What the exercise asks>
Line by line, repeat the data below exactly, beginning at the first line and ending at the line with "var yTicks = [0, 1, 2, 3, 4, 5, 6, 7, 8, 9];". Omit pictures.

Supplied information>
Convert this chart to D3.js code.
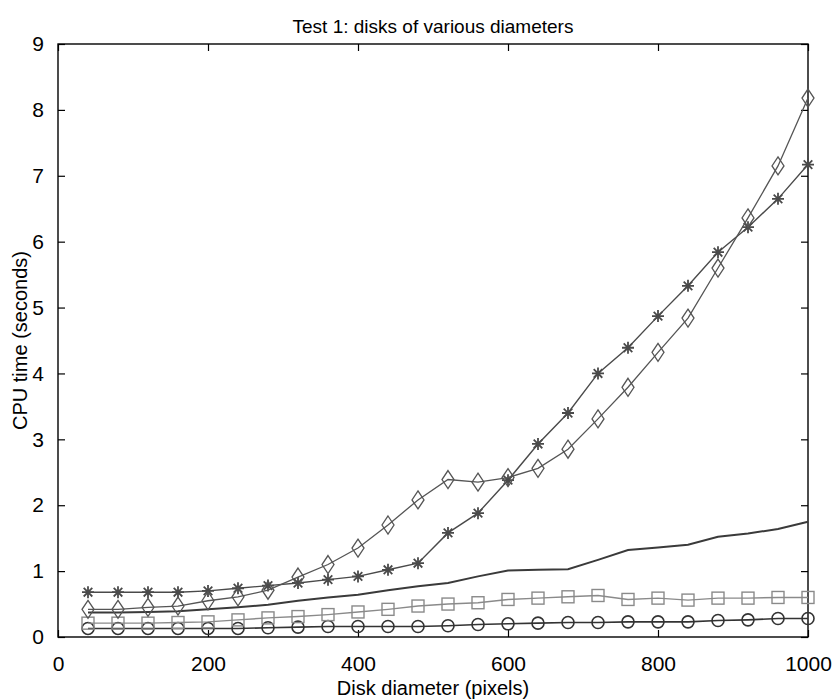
<!DOCTYPE html>
<html>
<head>
<meta charset="utf-8">
<script src="https://cdn.jsdelivr.net/npm/d3@7/dist/d3.min.js"></script>
<style>
	body { margin: 0; background: #fff; }
	svg { font-family: "Liberation Sans", Arial, sans-serif; }
	.c-plot__axis path, .c-plot__axis line { stroke: #000; stroke-width: 1.2; }
	.c-plot__axis text { font-size: 21px; fill: #000; }
</style>
</head>
<body>
<svg id="chart" width="837" height="700"></svg>
<script>
//Chart data
var diameters = [40, 80, 120, 160, 200, 240, 280, 320, 360, 400, 440, 480, 520, 560, 600, 640, 680, 720, 760, 800, 840, 880, 920, 960, 1000];
var starTimes = [0.68, 0.68, 0.68, 0.68, 0.70, 0.74, 0.78, 0.82, 0.87, 0.92, 1.02, 1.12, 1.58, 1.88, 2.38, 2.93, 3.40, 4.00, 4.39, 4.87, 5.33, 5.84, 6.22, 6.65, 7.17];
var diamondTimes = [0.42, 0.42, 0.45, 0.47, 0.55, 0.61, 0.71, 0.91, 1.10, 1.35, 1.70, 2.08, 2.39, 2.35, 2.42, 2.56, 2.85, 3.31, 3.79, 4.32, 4.84, 5.60, 6.36, 7.15, 8.18];
var plainTimes = [0.37, 0.37, 0.38, 0.39, 0.42, 0.45, 0.49, 0.55, 0.60, 0.64, 0.71, 0.77, 0.82, 0.92, 1.01, 1.02, 1.03, 1.17, 1.32, 1.36, 1.40, 1.52, 1.57, 1.64, 1.75];
var squareTimes = [0.21, 0.21, 0.21, 0.22, 0.23, 0.26, 0.29, 0.31, 0.34, 0.38, 0.42, 0.47, 0.50, 0.52, 0.57, 0.59, 0.61, 0.63, 0.57, 0.59, 0.56, 0.59, 0.59, 0.60, 0.60];
var circleTimes = [0.13, 0.13, 0.13, 0.13, 0.13, 0.13, 0.14, 0.15, 0.16, 0.16, 0.16, 0.16, 0.17, 0.19, 0.20, 0.21, 0.22, 0.22, 0.23, 0.23, 0.23, 0.25, 0.26, 0.28, 0.28];
var xTicks = [0, 200, 400, 600, 800, 1000];
var yTicks = [0, 1, 2, 3, 4, 5, 6, 7, 8, 9];

var series = [
	{name: "plain", values: plainTimes, marker: null, color: "#3a3a3a", width: 2},
	{name: "circle", values: circleTimes, marker: "circle", color: "#333", width: 1.6},
	{name: "square", values: squareTimes, marker: "square", color: "#8a8a8a", width: 1.4},
	{name: "star", values: starTimes, marker: "star", color: "#4a4a4a", width: 1.4},
	{name: "diamond", values: diamondTimes, marker: "diamond", color: "#555", width: 1.3}
];

var margin = {top: 44, right: 29, bottom: 63, left: 58},
	width = 837 - margin.left - margin.right,
	height = 700 - margin.top - margin.bottom;

var svg = d3.select("#chart");
var g = svg.append("g")
	.attr("transform", "translate(" + margin.left + "," + margin.top + ")");

var x = d3.scaleLinear().domain([0, 1000]).range([0, width]);
var y = d3.scaleLinear().domain([0, 9]).range([height, 0]);

//Axes with inward ticks on every side
g.append("g")
	.attr("class", "c-plot__axis")
	.attr("transform", "translate(0," + height + ")")
	.call(d3.axisBottom(x).tickValues(xTicks).tickFormat(d3.format("d")).tickSizeInner(-7).tickSizeOuter(0).tickPadding(19));
g.append("g")
	.attr("class", "c-plot__axis")
	.call(d3.axisTop(x).tickValues(xTicks).tickSizeInner(-7).tickSizeOuter(0).tickFormat(""));
g.append("g")
	.attr("class", "c-plot__axis")
	.call(d3.axisLeft(y).tickValues(yTicks).tickSizeInner(-7).tickSizeOuter(0).tickPadding(14));
g.append("g")
	.attr("class", "c-plot__axis")
	.attr("transform", "translate(" + width + ",0)")
	.call(d3.axisRight(y).tickValues(yTicks).tickSizeInner(-7).tickSizeOuter(0).tickFormat(""));

g.selectAll(".c-plot__axis .domain").remove();
g.append("rect")
	.attr("width", width)
	.attr("height", height)
	.attr("fill", "none")
	.attr("stroke", "#000")
	.attr("stroke-width", 1.4);

//Draw the series
var line = d3.line()
	.x(function(d, i){ return x(diameters[i]); })
	.y(function(d){ return y(d); });

series.forEach(function(s){
	g.append("path")
		.datum(s.values)
		.attr("fill", "none")
		.attr("stroke", s.color)
		.attr("stroke-width", s.width)
		.attr("d", line);

	if (!s.marker) return;

	var marks = g.selectAll(".c-plot__mark--" + s.name)
		.data(s.values)
		.enter().append("g")
		.attr("class", "c-plot__mark--" + s.name)
		.attr("transform", function(d, i){ return "translate(" + x(diameters[i]) + "," + y(d) + ")"; })
		.attr("fill", "none")
		.attr("stroke", s.color)
		.attr("stroke-width", s.width);

	if (s.marker === "circle"){
		marks.append("circle").attr("r", 6);
	}else if (s.marker === "square"){
		marks.append("rect").attr("x", -6).attr("y", -6).attr("width", 12).attr("height", 12);
	}else if (s.marker === "diamond"){
		marks.append("path").attr("d", "M0,-9L6,0L0,9L-6,0Z");
	}else if (s.marker === "star"){
		marks.append("path")
			.attr("stroke-width", 1.8)
			.attr("d", "M-6,0H6M0,-6V6M-4.3,-4.3L4.3,4.3M-4.3,4.3L4.3,-4.3");
	}
});

//Title and labels
svg.append("text")
	.attr("x", margin.left + width / 2)
	.attr("y", 33)
	.attr("text-anchor", "middle")
	.style("font-size", "19px")
	.text("Test 1: disks of various diameters");

svg.append("text")
	.attr("x", margin.left + width / 2)
	.attr("y", 695)
	.attr("text-anchor", "middle")
	.style("font-size", "20px")
	.text("Disk diameter (pixels)");

svg.append("text")
	.attr("transform", "translate(27," + (margin.top + height / 2) + ") rotate(-90)")
	.attr("text-anchor", "middle")
	.style("font-size", "20px")
	.text("CPU time (seconds)");
</script>
</body>
</html>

Task response>
Convert this chart to D3.js code.
<!DOCTYPE html>
<html>
<head>
<meta charset="utf-8">
<script src="https://cdn.jsdelivr.net/npm/d3@7/dist/d3.min.js"></script>
<style>
	body { margin: 0; background: #fff; }
	svg { font-family: "Liberation Sans", Arial, sans-serif; }
	.c-plot__axis path, .c-plot__axis line { stroke: #000; stroke-width: 1.2; }
	.c-plot__axis text { font-size: 21px; fill: #000; }
</style>
</head>
<body>
<svg id="chart" width="837" height="700"></svg>
<script>
//Chart data
var diameters = [40, 80, 120, 160, 200, 240, 280, 320, 360, 400, 440, 480, 520, 560, 600, 640, 680, 720, 760, 800, 840, 880, 920, 960, 1000];
var starTimes = [0.68, 0.68, 0.68, 0.68, 0.70, 0.74, 0.78, 0.82, 0.87, 0.92, 1.02, 1.12, 1.58, 1.88, 2.38, 2.93, 3.40, 4.00, 4.39, 4.87, 5.33, 5.84, 6.22, 6.65, 7.17];
var diamondTimes = [0.42, 0.42, 0.45, 0.47, 0.55, 0.61, 0.71, 0.91, 1.10, 1.35, 1.70, 2.08, 2.39, 2.35, 2.42, 2.56, 2.85, 3.31, 3.79, 4.32, 4.84, 5.60, 6.36, 7.15, 8.18];
var plainTimes = [0.37, 0.37, 0.38, 0.39, 0.42, 0.45, 0.49, 0.55, 0.60, 0.64, 0.71, 0.77, 0.82, 0.92, 1.01, 1.02, 1.03, 1.17, 1.32, 1.36, 1.40, 1.52, 1.57, 1.64, 1.75];
var squareTimes = [0.21, 0.21, 0.21, 0.22, 0.23, 0.26, 0.29, 0.31, 0.34, 0.38, 0.42, 0.47, 0.50, 0.52, 0.57, 0.59, 0.61, 0.63, 0.57, 0.59, 0.56, 0.59, 0.59, 0.60, 0.60];
var circleTimes = [0.13, 0.13, 0.13, 0.13, 0.13, 0.13, 0.14, 0.15, 0.16, 0.16, 0.16, 0.16, 0.17, 0.19, 0.20, 0.21, 0.22, 0.22, 0.23, 0.23, 0.23, 0.25, 0.26, 0.28, 0.28];
var xTicks = [0, 200, 400, 600, 800, 1000];
var yTicks = [0, 1, 2, 3, 4, 5, 6, 7, 8, 9];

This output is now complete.